THE RECIPE (Serves 6)
1. Sear the sausage: Heat a heavy-based pot (like a Dutch oven) over medium-high heat for 1 ½ minutes. Add 1 Tbs. olive oil and, once it’s shimmering hot, 1 lb. Italian sausage (about 4 links, cut into 1-inch pieces). Cook, undisturbed, until the sausage browns and easily releases from the pot, about 3 min. Flip and cook, until the sausage browns on the other side, about 2 more min. Transfer to large plate using a slotted spoon.

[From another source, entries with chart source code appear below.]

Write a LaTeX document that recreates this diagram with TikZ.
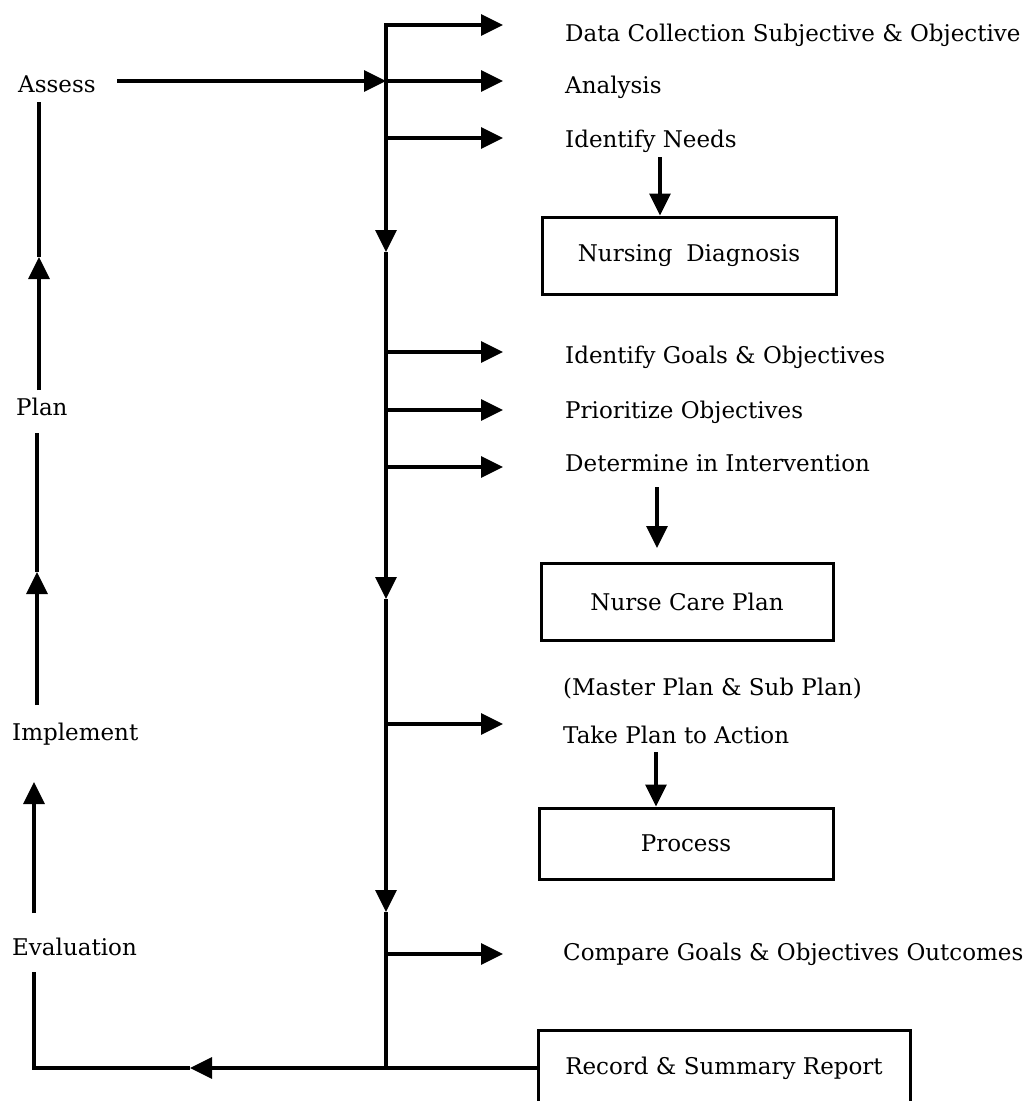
\documentclass[tikz,border=0pt]{standalone}
\usepackage{fontspec}
\setmainfont{DejaVu Serif}
\usetikzlibrary{arrows.meta}
\begin{document}
\begin{tikzpicture}[x=1pt,y=-1pt,
  every node/.style={font=\fontsize{23}{27}\selectfont},
  lbl/.style={anchor=base west, inner sep=0pt},
  box/.style={draw, line width=3pt, inner sep=0pt},
  ln/.style={line width=3.2pt},
  arr/.style={ln, -{Triangle[length=22pt,width=21pt]}},
]
\useasboundingbox (0,0) rectangle (1029,1101);

% left column labels
\node[lbl] (assess) at (18,92) {Assess};
\node[lbl] (plan) at (16,415) {Plan};
\node[lbl] (impl) at (12,740) {Implement};
\node[lbl] (eval) at (12,955) {Evaluation};

% right column labels
\node[lbl] (dc) at (565,41) {Data Collection Subjective \& Objective};
\node[lbl] (an) at (565,93) {Analysis};
\node[lbl] (idn) at (565,147) {Identify Needs};
\node[lbl] (igo) at (565,363) {Identify Goals \& Objectives};
\node[lbl] (pro) at (565,418) {Prioritize Objectives};
\node[lbl] (det) at (565,471) {Determine in Intervention};
\node[lbl] (msp) at (563,695) {(Master Plan \& Sub Plan)};
\node[lbl] (tpa) at (563,743) {Take Plan to Action};
\node[lbl] (cmp) at (563,960) {Compare Goals \& Objectives Outcomes};

% boxes
\node[box, minimum width=294pt, minimum height=77pt] (nd) at (689,255.5) {Nursing\hspace{0.6em}Diagnosis};
\node[box, minimum width=292pt, minimum height=77pt] (ncp) at (687,601.5) {Nurse Care Plan};
\node[box, minimum width=294pt, minimum height=71pt] (proc) at (686,843.5) {Process};
\node[box, minimum width=372pt, minimum height=76pt] (rec) at (724,1068) {Record \& Summary Report};

% main vertical line
\coordinate (m0) at (386,25);
\coordinate (m1) at (386,252);
\coordinate (m2) at (386,599);
\coordinate (m3) at (386,912);
\coordinate (m4) at (386,1068);
\draw[arr] (m0) -- (m1);
\draw[arr] (m1) -- (m2);
\draw[arr] (m2) -- (m3);
\draw[ln] (m3) -- (m4);

% branches
\coordinate (b1) at (386,81);
\coordinate (b2) at (386,138);
\coordinate (b3) at (386,352);
\coordinate (b4) at (386,410);
\coordinate (b5) at (386,467);
\coordinate (b6) at (386,724);
\coordinate (b7) at (386,954);
\coordinate (t0) at (503,25);
\coordinate (t1) at (503,81);
\coordinate (t2) at (503,138);
\coordinate (t3) at (503,352);
\coordinate (t4) at (503,410);
\coordinate (t5) at (503,467);
\coordinate (t6) at (503,724);
\coordinate (t7) at (503,954);
\draw[ln] (m0) -- ++(0,-1.6);
\draw[arr] ([xshift=-1.6pt]m0) -- (t0);
\draw[arr] (b1) -- (t1);
\draw[arr] (b2) -- (t2);
\draw[arr] (b3) -- (t3);
\draw[arr] (b4) -- (t4);
\draw[arr] (b5) -- (t5);
\draw[arr] (b6) -- (t6);
\draw[arr] (b7) -- (t7);

% Assess to main line
\coordinate (as0) at (117,81);
\draw[arr] (as0) -- (b1);

% down arrows to boxes
\coordinate (idn0) at (660,157);
\draw[arr] (idn0) -- (nd.north -| idn0);
\coordinate (det0) at (657,487);
\coordinate (det1) at (657,548);
\draw[arr] (det0) -- (det1);
\coordinate (tpa0) at (656,752);
\draw[arr] (tpa0) -- (proc.north -| tpa0);

% left cycle
\coordinate (pa0) at (39,390);
\coordinate (pa1) at (39,257);
\coordinate (pa2) at (39,102);
\draw[arr] (pa0) -- (pa1);
\draw[ln] (pa1) -- (pa2);
\coordinate (ip0) at (37,705);
\coordinate (ip1) at (37,572);
\coordinate (ip2) at (37,433);
\draw[arr] (ip0) -- (ip1);
\draw[ln] (ip1) -- (ip2);
\coordinate (ei0) at (34,913);
\coordinate (ei1) at (34,782);
\draw[arr] (ei0) -- (ei1);

% bottom return line
\coordinate (bl0) at (34,1068);
\coordinate (bl1) at (190,1068);
\coordinate (bl2) at (34,972);
\draw[arr] (rec.west) -- (bl1);
\draw[ln, line join=miter] (bl1) -- (bl0) -- (bl2);
\end{tikzpicture}
\end{document}
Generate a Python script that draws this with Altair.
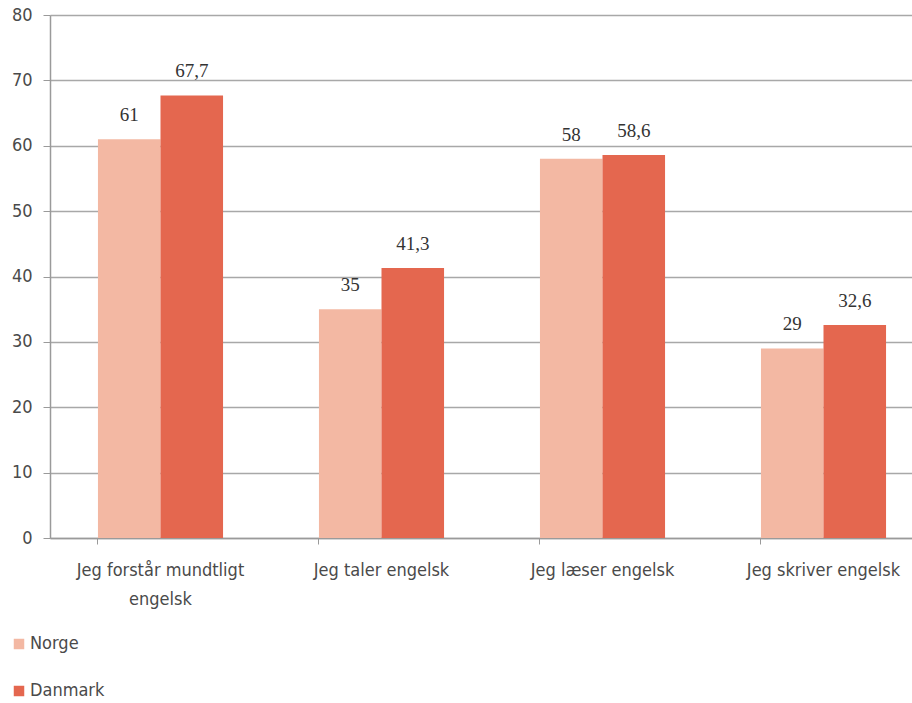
import altair as alt
import pandas as pd

# Survey answers: share of respondents per statement, by country
categories = [
    "Jeg forstår mundtligt engelsk",
    "Jeg taler engelsk",
    "Jeg læser engelsk",
    "Jeg skriver engelsk",
]
series = ["Norge", "Danmark"]
norge = [61, 35, 58, 29]
danmark = [67.7, 41.3, 58.6, 32.6]
colors = ["#F3B8A3", "#E4674F"]
y_ticks = [0, 10, 20, 30, 40, 50, 60, 70, 80]

rows = []
for cat, n, d in zip(categories, norge, danmark):
    rows.append({"kategori": cat, "land": "Norge", "vaerdi": n})
    rows.append({"kategori": cat, "land": "Danmark", "vaerdi": d})
df = pd.DataFrame(rows)
df["etiket"] = df["vaerdi"].map(lambda v: f"{v:g}".replace(".", ","))

axis_font = "Liberation Sans Narrow, DejaVu Sans Condensed, Arial Narrow, sans-serif"

x_enc = alt.X(
    "kategori:N",
    sort=categories,
    scale=alt.Scale(range=[0, 884], paddingInner=0.434, paddingOuter=0.217),
    axis=alt.Axis(
        title=None,
        labelAngle=0,
        labelFont=axis_font,
        labelFontSize=18,
        labelColor="#4a4a4a",
        labelPadding=17,
        labelLineHeight=29,
        labelLimit=400,
        labelExpr="datum.label == 'Jeg forstår mundtligt engelsk' ? ['Jeg forstår mundtligt', 'engelsk'] : datum.label",
        bandPosition=0,
        domainColor="#9a9a9a",
        domainWidth=1.5,
        tickColor="#9a9a9a",
        tickSize=6,
        grid=False,
    ),
)
xoff_enc = alt.XOffset("land:N", sort=series, scale=alt.Scale(paddingInner=0, paddingOuter=0))
y_enc = alt.Y(
    "vaerdi:Q",
    scale=alt.Scale(domain=[0, 80], nice=False),
    axis=alt.Axis(
        title=None,
        values=y_ticks,
        labelFont=axis_font,
        labelFontSize=18,
        labelColor="#4a4a4a",
        labelPadding=11,
        grid=True,
        gridColor="#a8a8a8",
        gridWidth=1.3,
        domainColor="#9a9a9a",
        domainWidth=1.5,
        tickColor="#9a9a9a",
        tickSize=7,
    ),
)

bars = alt.Chart(df).mark_bar().encode(
    x=x_enc,
    xOffset=xoff_enc,
    y=y_enc,
    color=alt.Color(
        "land:N",
        sort=series,
        scale=alt.Scale(domain=series, range=colors),
        legend=alt.Legend(
            title=None,
            orient="none",
            legendX=-40,
            legendY=620,
            direction="vertical",
            symbolType="square",
            symbolSize=110,
            symbolStrokeWidth=0,
            labelFont=axis_font,
            labelFontSize=18,
            labelColor="#4a4a4a",
            labelOffset=2,
            rowPadding=29,
        ),
    ),
)

labels = alt.Chart(df).mark_text(
    baseline="bottom",
    dy=-14,
    font="Liberation Serif, Times New Roman, serif",
    fontSize=19,
    color="#333333",
).encode(
    x=alt.X("kategori:N", sort=categories),
    xOffset=alt.XOffset("land:N", sort=series),
    y="vaerdi:Q",
    text="etiket:N",
)

chart = (
    alt.layer(bars, labels)
    .properties(
        width=862,
        height=523,
        background="white",
        autosize=alt.AutoSizeParams(type="none"),
        padding={"left": 50, "top": 15, "right": 0, "bottom": 165},
    )
    .configure_view(stroke=None)
)

chart.save("out.html", embed_options={"renderer": "svg", "actions": False})
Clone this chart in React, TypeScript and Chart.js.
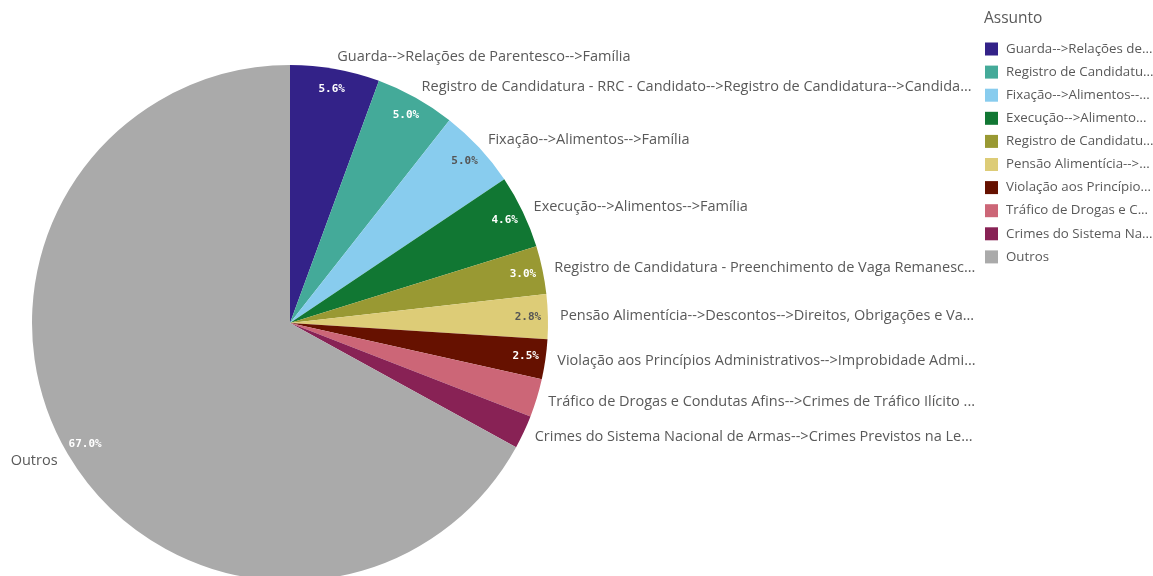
import React, { useEffect, useRef } from "react";
import { Chart, registerables } from "chart.js";

Chart.register(...registerables);

const categories: string[] = [
  "Guarda-->Relações de Parentesco-->Família",
  "Registro de Candidatura - RRC - Candidato-->Registro de Candidatura-->Candida...",
  "Fixação-->Alimentos-->Família",
  "Execução-->Alimentos-->Família",
  "Registro de Candidatura - Preenchimento de Vaga Remanesc...",
  "Pensão Alimentícia-->Descontos-->Direitos, Obrigações e Va...",
  "Violação aos Princípios Administrativos-->Improbidade Admi...",
  "Tráfico de Drogas e Condutas Afins-->Crimes de Tráfico Ilícito ...",
  "Crimes do Sistema Nacional de Armas-->Crimes Previstos na Le...",
  "Outros",
];

const legendLabels: string[] = [
  "Guarda-->Relações de...",
  "Registro de Candidatu...",
  "Fixação-->Alimentos--...",
  "Execução-->Alimento...",
  "Registro de Candidatu...",
  "Pensão Alimentícia-->...",
  "Violação aos Princípio...",
  "Tráfico de Drogas e C...",
  "Crimes do Sistema Na...",
  "Outros",
];

const values: number[] = [5.6, 5.0, 5.0, 4.6, 3.0, 2.8, 2.5, 2.4, 2.1, 67.0];

const colors: string[] = [
  "#332288",
  "#44aa99",
  "#88ccee",
  "#117733",
  "#999933",
  "#ddcc77",
  "#661100",
  "#cc6677",
  "#882255",
  "#aaaaaa",
];

const legendTitle = "Assunto";

const TEXT_COLOR = "#595959";
const LABEL_FONT = "14.5px 'Open Sans', sans-serif";
const PCT_FONT = "bold 11px 'DejaVu Sans Mono', monospace";

function isLight(hex: string): boolean {
  const r = parseInt(hex.slice(1, 3), 16);
  const g = parseInt(hex.slice(3, 5), 16);
  const b = parseInt(hex.slice(5, 7), 16);
  const lum = (0.299 * r + 0.587 * g + 0.114 * b) / 255;
  return lum > 0.7;
}

const labelsPlugin = {
  id: "qlikLabels",
  afterDatasetsDraw(chart: any) {
    const ctx = chart.ctx as CanvasRenderingContext2D;
    const meta = chart.getDatasetMeta(0);
    const data = chart.data.datasets[0].data as number[];
    const total = data.reduce((a, b) => a + b, 0);
    ctx.save();
    meta.data.forEach((arc: any, i: number) => {
      const { x, y, startAngle, endAngle, outerRadius } = arc.getProps(
        ["x", "y", "startAngle", "endAngle", "outerRadius"],
        true
      );
      const mid = (startAngle + endAngle) / 2;
      const pct = (data[i] / total) * 100;
      if (pct >= 2.5) {
        const pr = outerRadius - 20;
        ctx.font = PCT_FONT;
        ctx.textAlign = "center";
        ctx.textBaseline = "middle";
        ctx.fillStyle = isLight(colors[i]) ? "#555555" : "#ffffff";
        ctx.fillText(pct.toFixed(1) + "%", x + pr * Math.cos(mid), y + pr * Math.sin(mid));
      }
      const lr = outerRadius + 12;
      const lx = x + lr * Math.cos(mid);
      const ly = y + lr * Math.sin(mid);
      ctx.font = LABEL_FONT;
      ctx.fillStyle = TEXT_COLOR;
      ctx.textBaseline = "middle";
      ctx.textAlign = Math.cos(mid) >= 0 ? "left" : "right";
      ctx.fillText(String(chart.data.labels[i]), lx, ly);
    });

    ctx.font = "15.5px 'Open Sans', sans-serif";
    ctx.fillStyle = TEXT_COLOR;
    ctx.textAlign = "left";
    ctx.textBaseline = "middle";
    ctx.fillText(legendTitle, 984, 19);
    ctx.font = "13.3px 'Open Sans', sans-serif";
    legendLabels.forEach((lab, i) => {
      const cy = 49 + i * 23.1;
      ctx.fillStyle = colors[i];
      ctx.fillRect(985, cy - 6.5, 13, 13);
      ctx.fillStyle = TEXT_COLOR;
      ctx.fillText(lab, 1006, cy);
    });
    ctx.restore();
  },
};

export default function App() {
  const ref = useRef<HTMLCanvasElement>(null);
  useEffect(() => {
    if (!ref.current) return;
    const chart = new Chart(ref.current, {
      type: "pie",
      data: {
        labels: categories,
        datasets: [
          {
            data: values,
            backgroundColor: colors,
            borderWidth: 0,
          },
        ],
      },
      options: {
        responsive: false,
        animation: false,
        layout: { padding: { left: 32, top: 65, right: 605, bottom: 19 } },
        plugins: {
          legend: { display: false },
          tooltip: { enabled: false },
        },
      },
      plugins: [labelsPlugin],
    });
    return () => chart.destroy();
  }, []);
  return (
    <div
      style={{
        position: "fixed",
        left: 0,
        top: 0,
        width: 1153,
        height: 576,
        overflow: "hidden",
        background: "#ffffff",
      }}
    >
      <canvas ref={ref} width={1153} height={600} style={{ display: "block" }} />
    </div>
  );
}
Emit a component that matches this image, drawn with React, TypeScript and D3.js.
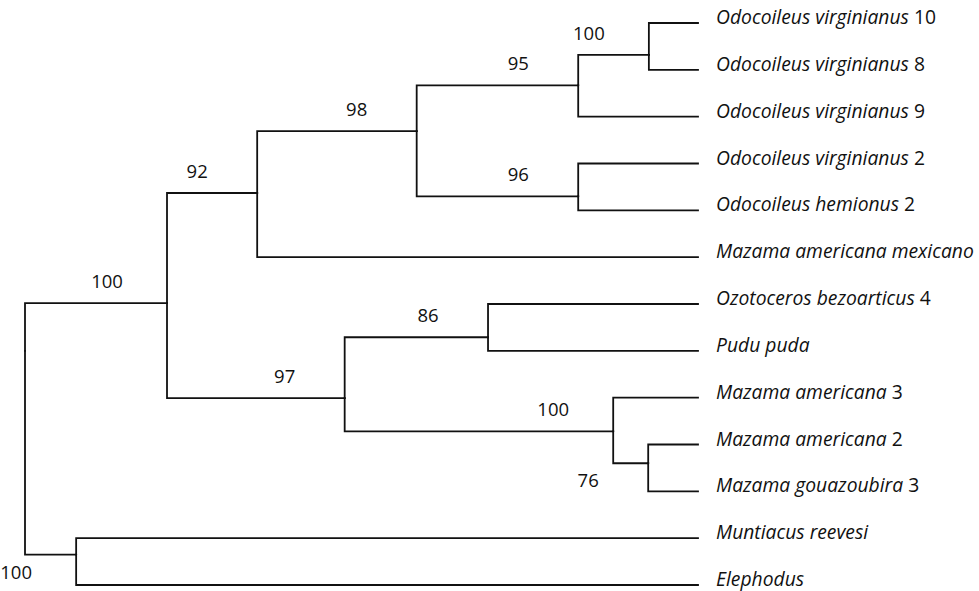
import React, { useEffect, useRef } from "react";
import * as d3 from "d3";

// leaf taxa, top to bottom (italic part + plain suffix)
const leafNames = [
  "Odocoileus virginianus",
  "Odocoileus virginianus",
  "Odocoileus virginianus",
  "Odocoileus virginianus",
  "Odocoileus hemionus",
  "Mazama americana mexicano",
  "Ozotoceros bezoarticus",
  "Pudu puda",
  "Mazama americana",
  "Mazama americana",
  "Mazama gouazoubira",
  "Muntiacus reevesi",
  "Elephodus",
];
const leafSuffix = ["10", "8", "9", "2", "2", "", "4", "", "3", "2", "3", "", ""];
const leafParent = ["E", "E", "D", "F", "F", "B", "H", "H", "I", "J", "J", "M", "M"];

// internal nodes: id, parent, depth (0 = root, 1 = tips), row (in leaf rows), bootstrap
const nodeIds = ["root", "A", "B", "C", "D", "E", "F", "G", "H", "I", "J", "M"];
const nodeParent = ["", "root", "A", "B", "C", "D", "C", "A", "G", "G", "I", "root"];
const nodeDepth = [0, 0.211, 0.345, 0.582, 0.822, 0.927, 0.822, 0.475, 0.688, 0.874, 0.926, 0.076];
const nodeRow = [7, 5.98, 3.63, 2.31, 1.33, 0.68, 3.7, 8.01, 6.71, 8.72, 9.4, 11.35];
const support = ["", "100", "92", "98", "95", "100", "96", "97", "86", "100", "76", "100"];
const supportBelow = ["J", "M"];

type Row = { id: string; parentId: string; depth: number; row: number; label?: string; suffix?: string; support?: string };

const W = 979;
const H = 591;

const App: React.FC = () => {
  const svgRef = useRef<SVGSVGElement | null>(null);

  useEffect(() => {
    const rows: Row[] = [
      ...nodeIds.map((id, i) => ({
        id,
        parentId: nodeParent[i],
        depth: nodeDepth[i],
        row: nodeRow[i],
        support: support[i],
      })),
      ...leafNames.map((name, i) => ({
        id: "leaf" + i,
        parentId: leafParent[i],
        depth: 1,
        row: i,
        label: name,
        suffix: leafSuffix[i],
      })),
    ];

    const root = d3
      .stratify<Row>()
      .id((d) => d.id)
      .parentId((d) => d.parentId || null)(rows);

    const x = d3.scaleLinear().domain([0, 1]).range([25, 698]);
    const y = d3.scaleLinear().domain([0, 12]).range([23, 585]);

    const svg = d3.select(svgRef.current);
    svg.selectAll("*").remove();

    // elbow links
    svg
      .append("g")
      .selectAll("path")
      .data(root.links())
      .enter()
      .append("path")
      .attr(
        "d",
        (l) =>
          `M${x(l.source.data.depth)},${y(l.source.data.row)}V${y(l.target.data.row)}H${x(l.target.data.depth)}`
      )
      .attr("fill", "none")
      .attr("stroke", "#111")
      .attr("stroke-width", 1.8)
      .attr("stroke-linecap", "square");

    // bootstrap values
    svg
      .append("g")
      .selectAll("text")
      .data(root.descendants().filter((d) => d.data.support))
      .enter()
      .append("text")
      .attr("x", (d) => x(d.data.depth) - 60)
      .attr("y", (d) =>
        supportBelow.includes(d.data.id) ? y(d.data.row) + 24 : y(d.data.row) - 15
      )
      .attr("text-anchor", "middle")
      .style("font-family", "'Open Sans', sans-serif")
      .style("font-size", "18.5px")
      .attr("fill", "#111")
      .text((d) => d.data.support!);

    // tip labels
    const tips = svg
      .append("g")
      .selectAll("text")
      .data(root.leaves())
      .enter()
      .append("text")
      .attr("x", 716)
      .attr("y", (d) => y(d.data.row) + 1)
      .style("font-family", "'Open Sans', sans-serif")
      .style("font-size", "19.3px")
      .attr("fill", "#111");
    tips
      .append("tspan")
      .style("font-style", "italic")
      .text((d) => d.data.label!);
    tips
      .append("tspan")
      .text((d) => (d.data.suffix ? " " + d.data.suffix : ""));
  }, []);

  return (
    <svg
      ref={svgRef}
      width={W}
      height={H}
      style={{ position: "absolute", left: 0, top: 0, background: "#fff" }}
    ></svg>
  );
};

export default App;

2. Braise the vegetables and greens: Reduce the heat to medium, add another 1 Tbs. olive oil and 1 garlic clove (minced) and 1/4 tsp. crushed red pepper flakes and cook for 30 seconds so they sizzle steadily and becomes fragrant. Add 1 red onion (finely diced), 1 large carrot (1/2-inch dice), and 2 ribs celery (1/2-inch dice) and cook, stirring, until the vegetables soften and brown in places, about 6 minutes. Add 1/2 cup white wine (or red wine) and cook, stirring to incorporate any browned bits on the bottom of the pot, until the liquid almost completely cooks off, 1 to 2 min. Add one 14-oz can whole peeled tomatoes (break up the tomatoes with your fingers), one 14-oz. can cannellini beans (rinsed well), 3/4 cup chicken broth (or water) and 2 tsp. chopped fresh thyme. Bring to a boil, then reduce to a simmer, stir in the reserved sausage, 3 cups kale (washed thinly sliced) and cook, stirring, until the vegetables become completely tender and the sausage cooks through, about 15 minutes. Season generously with S+P to taste.
3. Meanwhile, boil the pasta: Bring a large pot of water to a boil. Stir in a generous sprinkling of kosher salt, add 3/4 lb. pasta (any mix of noodles broken into 1- to 2-inch pieces), and cook, stirring occasionally, until the pasta becomes tender but is still a little toothy, about 10 minutes. Drain well.
4. Simmer the pasta and beans together: Add the drained pasta to the sauce, set over medium-high heat, and cook, stirring until the pasta becomes uniformly tender (it’s ok if some pieces get soft), about 2 or 3 minutes. Sprinkle with 1/2 cup Parmigiano and some more black pepper and serve.